Kimi eksiklerimize rağmen halk oylaması başarılı oldu
Yeni bir model uyguladık, kimi eksikliklerimiz olabilir, kimi yetersizliklerimiz olabilir. Yeni uygulanan her şeyde ufak tefek kimi arızalar ortaya çıkabilir. Eminim ki önümüzdeki dönem şimdi ortaya çıkan bu eksiklikleri de birlikte gidereceğiz. Aday adayı olan bütün arkadaşlar bizim arkadaşlarımızdır, yoldaşlarımızdır. Dosyasını aldığımız, yarışa giren bütün arkadaşlar bizim için eş değerdedir. Sadece seçilen eş başkanlar değil, seçilemeyenler de bizim yol arkadaşlarımızdır, bizim değerlerimizdir. Birlikte yürüyeceğimiz, birlikte mücadele edeceğimiz, birlikte bu zorlukları göğüsleyeceğimiz arkadaşlarımızdır. Dolayısıyla çağrım onlara: Siz yenilmediniz, kaybetmediniz; hep birlikte halkımız kazandı, modelimiz kazandı. Önümüzdeki dönem seçilen arkadaşlarımızla beraber daha çok çalışarak bu halkın hizmetinde olduğumuzu kanıtlayalım. Biz bir seçim partisi değiliz. Kimin nereye seçildiğinin bir yere kadar önemi var. Önemli olan Kürt halkının geleceğidir, mücadelesidir. Önemli olan bu mücadele için kaybettiğimiz binlerce insanın onuruna layık olmaktır. Cezaevinde bizim başarımızı bekleyen, direnen, açlık grevine giren bütün arkadaşlarımıza başarı borcumuz var.
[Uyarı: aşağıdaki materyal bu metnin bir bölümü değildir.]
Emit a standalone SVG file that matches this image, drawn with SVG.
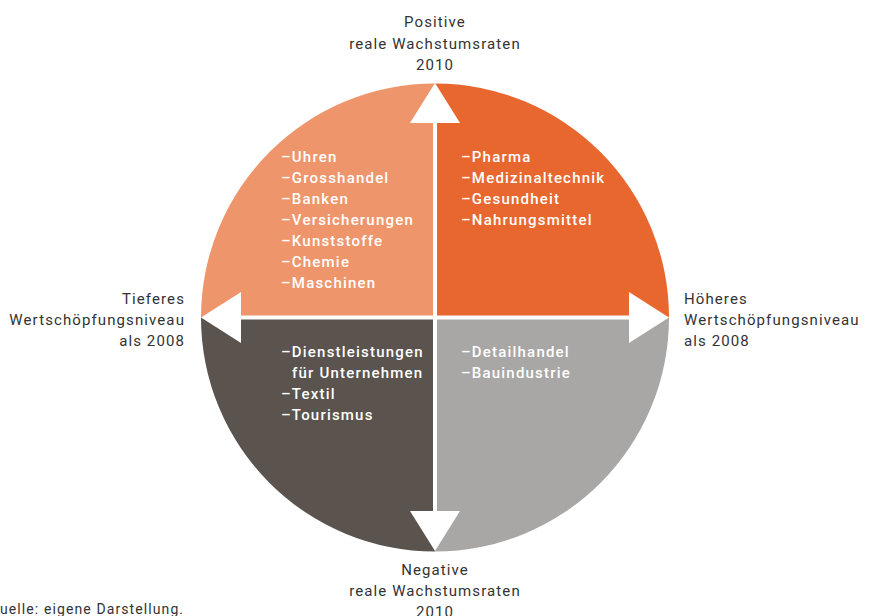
<svg xmlns="http://www.w3.org/2000/svg" width="872" height="616" viewBox="0 0 872 616">
<style>
.q{font-family:Roboto,"Liberation Sans",sans-serif;font-size:15px;font-weight:500;fill:#fff;letter-spacing:1.2px}
.l{font-family:Roboto,"Liberation Sans",sans-serif;font-size:15px;fill:#333;letter-spacing:1.1px}
.s{font-family:Roboto,"Liberation Sans",sans-serif;font-size:14px;fill:#333;letter-spacing:1.1px}
</style>
<rect width="872" height="616" fill="#fff"/>
<g id="q-tl"><path d="M435,317.5 L201,317.5 A234,234 0 0 1 435,83.5 Z" fill="#EF956B"/>
<text class="q"><tspan x="281" y="162">–Uhren</tspan><tspan x="281" y="183">–Grosshandel</tspan><tspan x="281" y="204">–Banken</tspan><tspan x="281" y="225">–Versicherungen</tspan><tspan x="281" y="246">–Kunststoffe</tspan><tspan x="281" y="267">–Chemie</tspan><tspan x="281" y="288">–Maschinen</tspan></text></g>
<g id="q-tr"><path d="M435,317.5 L435,83.5 A234,234 0 0 1 669,317.5 Z" fill="#E8672E"/>
<text class="q"><tspan x="461" y="162">–Pharma</tspan><tspan x="461" y="183">–Medizinaltechnik</tspan><tspan x="461" y="204">–Gesundheit</tspan><tspan x="461" y="225">–Nahrungsmittel</tspan></text></g>
<g id="q-bl"><path d="M435,317.5 L435,551.5 A234,234 0 0 1 201,317.5 Z" fill="#5A534E"/>
<text class="q"><tspan x="281" y="357">–Dienstleistungen</tspan><tspan x="292" y="378">für Unternehmen</tspan><tspan x="281" y="399">–Textil</tspan><tspan x="281" y="420">–Tourismus</tspan></text></g>
<g id="q-br"><path d="M435,317.5 L669,317.5 A234,234 0 0 1 435,551.5 Z" fill="#A8A7A5"/>
<text class="q"><tspan x="461" y="357">–Detailhandel</tspan><tspan x="461" y="378">–Bauindustrie</tspan></text></g>
<g id="connectors" fill="#fff">
<rect x="433" y="110" width="4" height="410"/>
<rect x="225" y="315.5" width="420" height="4"/>
<polygon points="435,83 410,123 460,123"/>
<polygon points="435,551 410,511 460,511"/>
<polygon points="201,317.5 241,292 241,343"/>
<polygon points="669,317.5 629,292 629,343"/>
</g>
<g id="label-top"><text class="l" text-anchor="middle"><tspan x="435" y="27">Positive</tspan><tspan x="435" y="49">reale Wachstumsraten</tspan><tspan x="435" y="70">2010</tspan></text></g>
<g id="label-bottom"><text class="l" text-anchor="middle"><tspan x="435" y="575">Negative</tspan><tspan x="435" y="596">reale Wachstumsraten</tspan><tspan x="435" y="617">2010</tspan></text></g>
<g id="label-left"><text class="l" text-anchor="end"><tspan x="185" y="304">Tieferes</tspan><tspan x="185" y="325">Wertschöpfungsniveau</tspan><tspan x="185" y="346">als 2008</tspan></text></g>
<g id="label-right"><text class="l"><tspan x="684" y="304">Höheres</tspan><tspan x="684" y="325">Wertschöpfungsniveau</tspan><tspan x="684" y="346">als 2008</tspan></text></g>
<text class="s" x="0" y="614">uelle: eigene Darstellung.</text>
</svg>
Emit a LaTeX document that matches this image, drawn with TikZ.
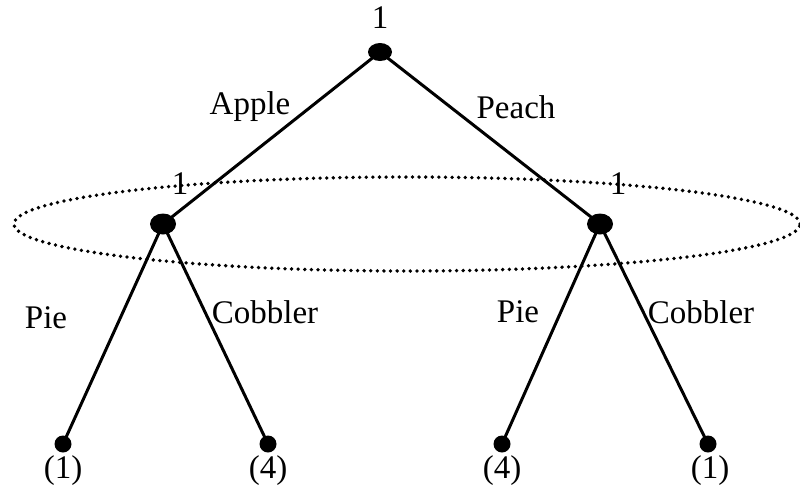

Birbirimize güvenerek, birbirimize inanarak, örgütümüze, merkezimize, kurumlarımıza sahip çıkarak bu zulüm düzeniyle baş edebiliriz. 31 Mart’ta ezilenlerin, ötekilerin, Kürtlerin tekrar demokratik yerel yönetimler anlayışını yönetime taşıyacağına olan inançla bu demokrasi modelini hayata geçiren halklarımızın önünde saygıyla eğiliyorum. Hepimize başarılar diliyorum. Serkeftin.